------ Supplied records ------

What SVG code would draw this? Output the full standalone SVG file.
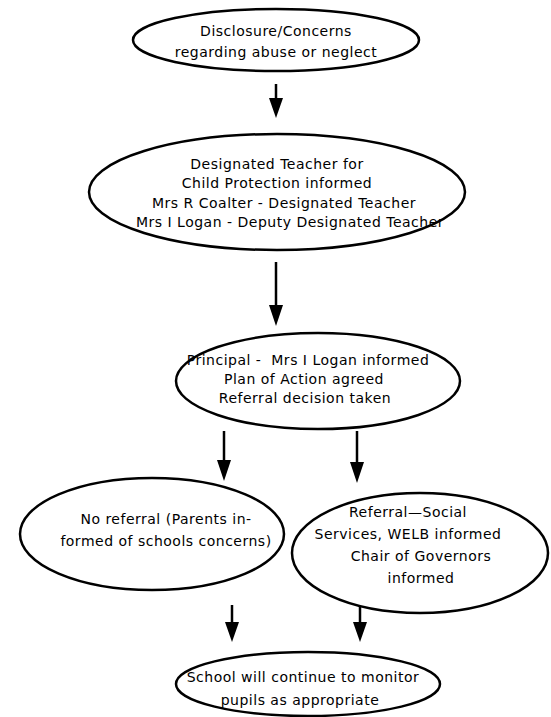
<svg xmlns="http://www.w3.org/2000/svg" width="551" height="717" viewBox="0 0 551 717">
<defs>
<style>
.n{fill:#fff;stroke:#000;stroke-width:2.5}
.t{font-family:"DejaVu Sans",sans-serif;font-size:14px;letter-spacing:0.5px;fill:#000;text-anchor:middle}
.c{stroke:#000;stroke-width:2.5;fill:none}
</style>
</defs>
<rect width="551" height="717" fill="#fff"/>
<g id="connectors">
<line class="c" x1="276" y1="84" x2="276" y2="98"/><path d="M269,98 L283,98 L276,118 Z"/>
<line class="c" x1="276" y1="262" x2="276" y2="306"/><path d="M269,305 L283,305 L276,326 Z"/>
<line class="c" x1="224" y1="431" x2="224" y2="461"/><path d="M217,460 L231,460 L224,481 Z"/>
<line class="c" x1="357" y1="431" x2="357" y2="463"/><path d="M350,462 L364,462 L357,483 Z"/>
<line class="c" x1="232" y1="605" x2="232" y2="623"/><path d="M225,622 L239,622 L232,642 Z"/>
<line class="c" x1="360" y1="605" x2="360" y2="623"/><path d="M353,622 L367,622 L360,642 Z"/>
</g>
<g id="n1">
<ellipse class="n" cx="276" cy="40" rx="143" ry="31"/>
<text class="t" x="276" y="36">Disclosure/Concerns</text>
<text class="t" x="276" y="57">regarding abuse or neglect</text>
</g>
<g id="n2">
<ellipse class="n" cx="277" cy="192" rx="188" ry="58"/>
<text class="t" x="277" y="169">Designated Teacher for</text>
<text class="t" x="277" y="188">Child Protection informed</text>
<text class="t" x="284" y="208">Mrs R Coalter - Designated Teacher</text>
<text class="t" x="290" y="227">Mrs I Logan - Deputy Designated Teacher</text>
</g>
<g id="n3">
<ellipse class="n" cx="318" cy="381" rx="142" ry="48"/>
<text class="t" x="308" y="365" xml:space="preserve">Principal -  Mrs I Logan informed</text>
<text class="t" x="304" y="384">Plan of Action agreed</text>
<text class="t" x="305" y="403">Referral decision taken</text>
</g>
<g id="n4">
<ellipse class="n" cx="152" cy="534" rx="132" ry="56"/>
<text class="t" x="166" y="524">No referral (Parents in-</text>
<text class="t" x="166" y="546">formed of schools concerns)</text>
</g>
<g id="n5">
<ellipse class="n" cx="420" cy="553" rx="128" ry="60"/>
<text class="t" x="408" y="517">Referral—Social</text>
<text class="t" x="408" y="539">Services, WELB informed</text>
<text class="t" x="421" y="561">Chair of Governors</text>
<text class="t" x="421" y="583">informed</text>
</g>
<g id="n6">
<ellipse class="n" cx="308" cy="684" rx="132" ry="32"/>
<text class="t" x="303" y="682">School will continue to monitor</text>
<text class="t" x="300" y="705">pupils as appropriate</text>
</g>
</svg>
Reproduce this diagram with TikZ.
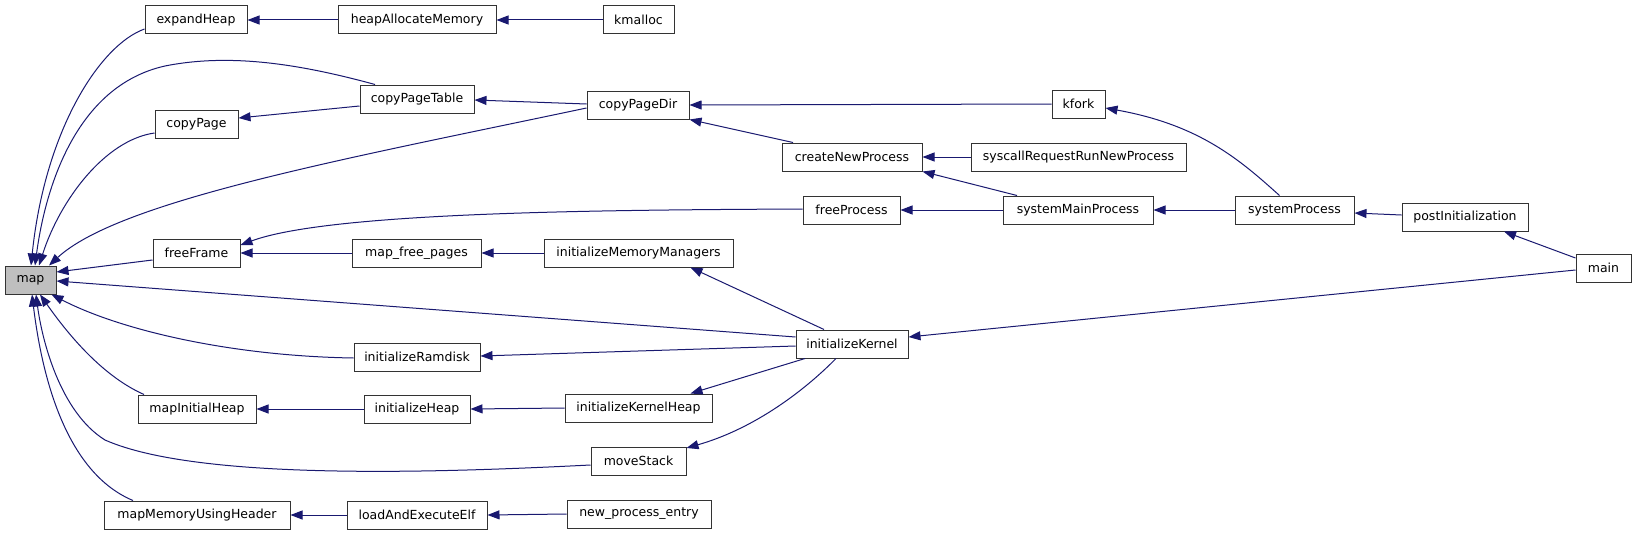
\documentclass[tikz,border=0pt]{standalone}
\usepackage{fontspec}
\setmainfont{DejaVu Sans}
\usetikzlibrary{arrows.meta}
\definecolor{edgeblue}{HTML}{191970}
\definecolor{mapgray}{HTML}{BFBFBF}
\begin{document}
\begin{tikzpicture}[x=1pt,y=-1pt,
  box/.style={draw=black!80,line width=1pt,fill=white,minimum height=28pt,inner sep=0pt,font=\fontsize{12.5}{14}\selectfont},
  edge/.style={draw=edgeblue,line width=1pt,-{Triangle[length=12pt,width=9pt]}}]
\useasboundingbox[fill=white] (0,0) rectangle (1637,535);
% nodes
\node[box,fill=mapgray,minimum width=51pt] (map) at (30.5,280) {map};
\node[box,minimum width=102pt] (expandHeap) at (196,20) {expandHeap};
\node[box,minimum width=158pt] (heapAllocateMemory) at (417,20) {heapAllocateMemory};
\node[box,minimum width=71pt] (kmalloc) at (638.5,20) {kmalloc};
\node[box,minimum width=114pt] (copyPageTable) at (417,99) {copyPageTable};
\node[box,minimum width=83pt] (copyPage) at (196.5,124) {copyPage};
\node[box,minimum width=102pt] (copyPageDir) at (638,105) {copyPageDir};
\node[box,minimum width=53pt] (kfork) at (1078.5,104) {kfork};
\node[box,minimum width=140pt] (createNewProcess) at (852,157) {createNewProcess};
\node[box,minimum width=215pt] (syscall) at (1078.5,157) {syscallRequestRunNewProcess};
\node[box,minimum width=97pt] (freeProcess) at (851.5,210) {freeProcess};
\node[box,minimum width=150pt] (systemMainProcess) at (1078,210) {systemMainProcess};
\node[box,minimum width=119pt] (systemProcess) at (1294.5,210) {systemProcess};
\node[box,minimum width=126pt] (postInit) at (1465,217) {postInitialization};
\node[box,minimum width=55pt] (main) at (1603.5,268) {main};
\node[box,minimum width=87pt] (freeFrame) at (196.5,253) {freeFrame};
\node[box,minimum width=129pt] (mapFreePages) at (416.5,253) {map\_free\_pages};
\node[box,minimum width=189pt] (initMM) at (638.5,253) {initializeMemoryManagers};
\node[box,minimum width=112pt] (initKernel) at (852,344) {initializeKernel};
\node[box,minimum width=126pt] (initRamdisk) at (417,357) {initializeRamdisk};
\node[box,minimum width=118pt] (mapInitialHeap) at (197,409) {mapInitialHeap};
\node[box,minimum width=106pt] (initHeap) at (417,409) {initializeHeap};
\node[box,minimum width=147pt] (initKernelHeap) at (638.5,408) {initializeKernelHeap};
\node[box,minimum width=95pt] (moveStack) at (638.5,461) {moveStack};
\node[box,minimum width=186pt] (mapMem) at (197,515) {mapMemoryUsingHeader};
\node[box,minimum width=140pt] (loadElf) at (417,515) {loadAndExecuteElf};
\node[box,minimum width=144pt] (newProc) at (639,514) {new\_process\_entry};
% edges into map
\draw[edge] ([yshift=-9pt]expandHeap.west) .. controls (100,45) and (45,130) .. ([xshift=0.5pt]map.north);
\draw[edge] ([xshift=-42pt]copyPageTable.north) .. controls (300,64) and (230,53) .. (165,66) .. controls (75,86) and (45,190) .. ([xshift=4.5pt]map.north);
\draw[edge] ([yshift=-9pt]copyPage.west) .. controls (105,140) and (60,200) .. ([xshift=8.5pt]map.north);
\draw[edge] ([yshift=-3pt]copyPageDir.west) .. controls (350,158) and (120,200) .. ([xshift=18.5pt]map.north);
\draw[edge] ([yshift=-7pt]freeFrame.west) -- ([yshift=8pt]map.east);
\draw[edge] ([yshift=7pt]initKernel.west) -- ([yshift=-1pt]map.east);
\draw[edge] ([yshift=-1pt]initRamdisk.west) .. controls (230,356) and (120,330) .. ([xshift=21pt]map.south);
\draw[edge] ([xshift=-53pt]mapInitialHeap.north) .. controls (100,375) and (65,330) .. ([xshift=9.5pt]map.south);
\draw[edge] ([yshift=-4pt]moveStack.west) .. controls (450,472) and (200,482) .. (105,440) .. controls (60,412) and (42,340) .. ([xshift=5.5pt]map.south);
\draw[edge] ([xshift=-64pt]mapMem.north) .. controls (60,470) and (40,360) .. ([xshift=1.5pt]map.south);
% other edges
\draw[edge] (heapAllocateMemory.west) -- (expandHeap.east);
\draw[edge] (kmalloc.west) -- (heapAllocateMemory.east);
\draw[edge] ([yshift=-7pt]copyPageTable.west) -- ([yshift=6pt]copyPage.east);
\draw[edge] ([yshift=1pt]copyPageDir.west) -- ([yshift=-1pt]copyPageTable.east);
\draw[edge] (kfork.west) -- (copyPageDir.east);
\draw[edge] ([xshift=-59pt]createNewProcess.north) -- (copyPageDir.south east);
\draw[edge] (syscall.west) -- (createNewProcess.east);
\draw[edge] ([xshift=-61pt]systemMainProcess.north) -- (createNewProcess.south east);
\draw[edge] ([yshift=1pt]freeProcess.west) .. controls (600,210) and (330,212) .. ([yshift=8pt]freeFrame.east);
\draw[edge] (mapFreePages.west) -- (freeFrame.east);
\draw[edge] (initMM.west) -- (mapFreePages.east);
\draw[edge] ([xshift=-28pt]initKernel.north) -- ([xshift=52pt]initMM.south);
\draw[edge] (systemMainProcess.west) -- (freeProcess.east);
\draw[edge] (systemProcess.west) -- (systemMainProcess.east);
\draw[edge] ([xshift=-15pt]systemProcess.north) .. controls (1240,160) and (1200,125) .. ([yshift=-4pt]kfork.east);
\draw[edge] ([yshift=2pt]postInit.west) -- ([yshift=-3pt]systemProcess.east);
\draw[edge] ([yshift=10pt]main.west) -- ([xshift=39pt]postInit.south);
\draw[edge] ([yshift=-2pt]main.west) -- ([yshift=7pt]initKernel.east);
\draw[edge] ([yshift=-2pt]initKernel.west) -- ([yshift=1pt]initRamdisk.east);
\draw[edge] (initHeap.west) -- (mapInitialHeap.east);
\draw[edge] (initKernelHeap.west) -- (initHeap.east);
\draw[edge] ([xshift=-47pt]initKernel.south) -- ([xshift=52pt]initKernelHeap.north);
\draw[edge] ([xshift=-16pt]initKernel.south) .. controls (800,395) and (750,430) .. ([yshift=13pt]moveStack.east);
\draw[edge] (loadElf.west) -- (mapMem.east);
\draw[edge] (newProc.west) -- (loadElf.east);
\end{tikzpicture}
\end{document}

------

◆ Stated exercise ◆
Gather, from the listing above, every line carrying the word "this".

◆ Response to the task ◆
What SVG code would draw this? Output the full standalone SVG file.
Reproduce this diagram with TikZ.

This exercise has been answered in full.